I am publicly apologizing to John Papola that I am leaving town for a conference at Duke University on "Integrating Evolutionary Theory into Behavioral Economics," without having read the interview he and Russ Roberts did with Robert Skidelsky. I am swamped and should have left an hour ago. Anyway, John has argued that in that interview Skidelsky supported ideas and usages in this most recent video, indeed, that the interview inspired the video. I shall look at it when I am back in some days and judge for myself.
As it is, I think a major bottom line remains whether or not in this (or another) interview Skidelsky supports saying that Hayek thought Keynes was a supporter of a "central plan" or not (again, he said nothing of the sort in his 2006 essay on Hayek and Keynes). If he did, then they will be off the hook, and all of us giving them a hard time on this point will owe them an apology. We shall see.
Eric,
Thanks for the offer, but I got enough social engineering before I immigrated from the USSR. I just can't eat another bite.
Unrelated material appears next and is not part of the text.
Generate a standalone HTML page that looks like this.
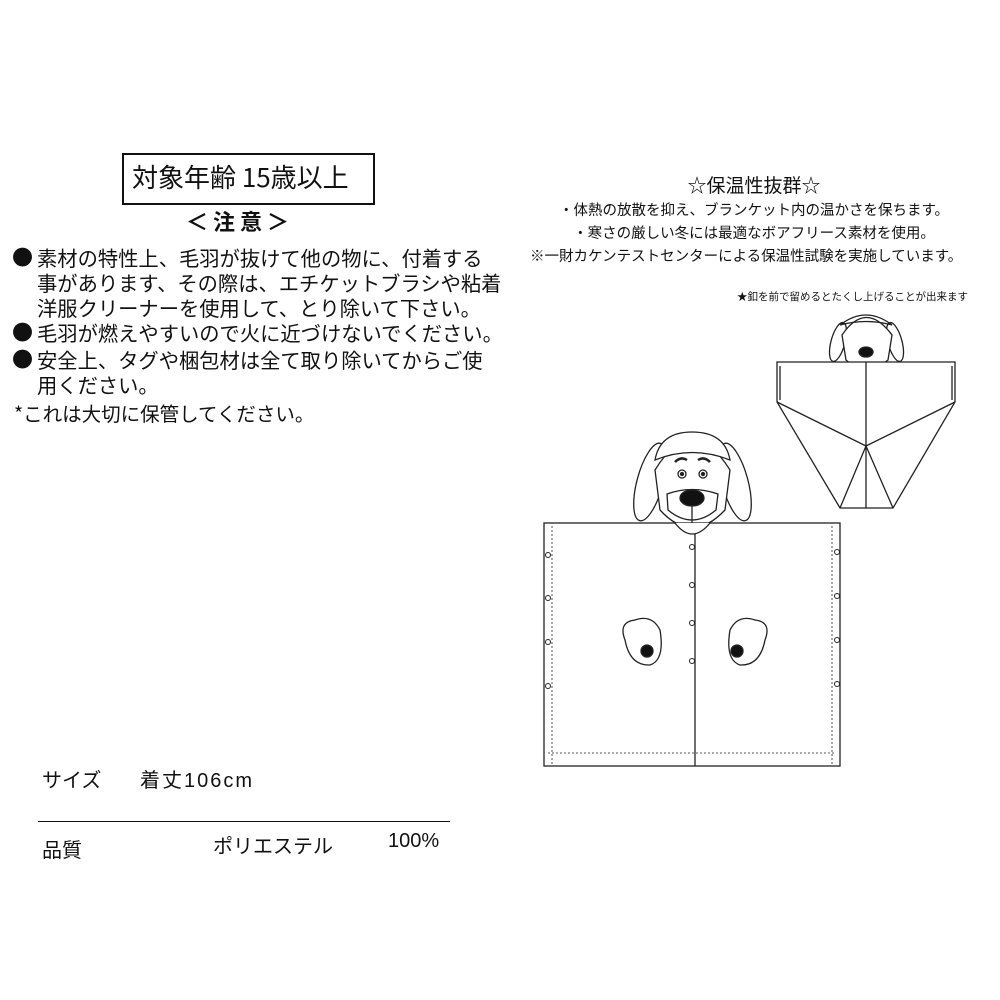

I'm also not that interested in indulging your personal hysteria over the term "central planning". If you can't tell the difference between what I said about Keynes and your understanding of Stalin, you just need to go read up on the subject.
Methinks:
You dismiss the work of folks like Rawls and Sen as "social engineering" and link their work to what you experienced in the USSR? You do know that this is classic red-baiting, right? And it likely confirms my initial claim that the linking of Keynes with central planning was a type of red baiting.
And then you decide to go ad hominem with the claim that my perspective is based on "personal hysteria" (this term raises very interesting questions of subtext but I won't do into that!) rather than address my substantive points.